Effectively, Everlost is a ghost story: In the first few pages, Nick and Allie, two fairly normal preteens, are killed in a head-on collision. Because neither are entirely blameless or entirely good, they are stuck in limbo -- doomed to remain in a version of the physical world, but unable to make themselves visible to normal humans. The book chronicles their adventures through the afterlife, in which they will be treated to several conflicting views of "afterlights," as such deceased children are known, and their role in the world.

Shusterman creates a convincing portrait of a possible afterlife, which, although similar to the real world, also contains the "ghosts" of well-known buildings -- including the Twin Towers of New York's World Trade Center.
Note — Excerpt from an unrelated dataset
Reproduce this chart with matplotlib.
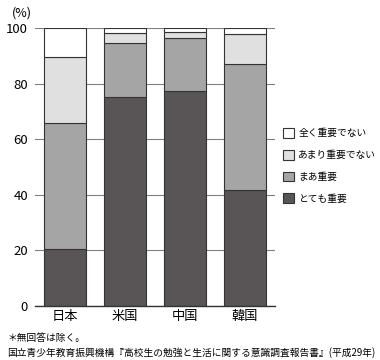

Shusterman plays this aspect of the story delicately, building up an engaging world of memory and forgetfulness.

However, the two central characters remain bizarrely flat until almost three-quarters of the way through the novel, allowing themselves to be guided through Shusterman's landscape. Allie is a somewhat standard, headstrong (formerly) rich girl, with Nick as her quiet sidekick. However, the side characters and the various factions within the afterlife are where Shusterman really shines -- Mary Hightower, one of several leaders of groups of "afterlights," is a truly complex creation, and is a character whose presence is certainly haunting.

But although the book certainly has its strengths, plotting is not one of them. Certain portions, especially through the middle of the novel, drag unforgivably for a young-adult novel, and the story doesn't really kick into action until rather after halfway through. This is certainly a mistake, especially since the book is marketed towards ages 12 and up ... which means it will almost certainly be read by clever 8-year-olds, as well. It takes a long time for the book to really pick up momentum, though if the wait can be borne, it's definitely worth it -- the last few chapters are exciting and, even better, deeply satisfying.

So Everlost seems to fall in with that loose set of YA dark fantasy, a set that also contains such authors as Holly Black, Emma Bull and Joan Aiken. But does it measure up? Overall, I would say that, while the novel certainly has its merits, it's not quite good enough to measure up. While the setting is engaging, it almost overpowers the central characters, and that's not a good thing. Unfortunately, Everlost may live up to its title.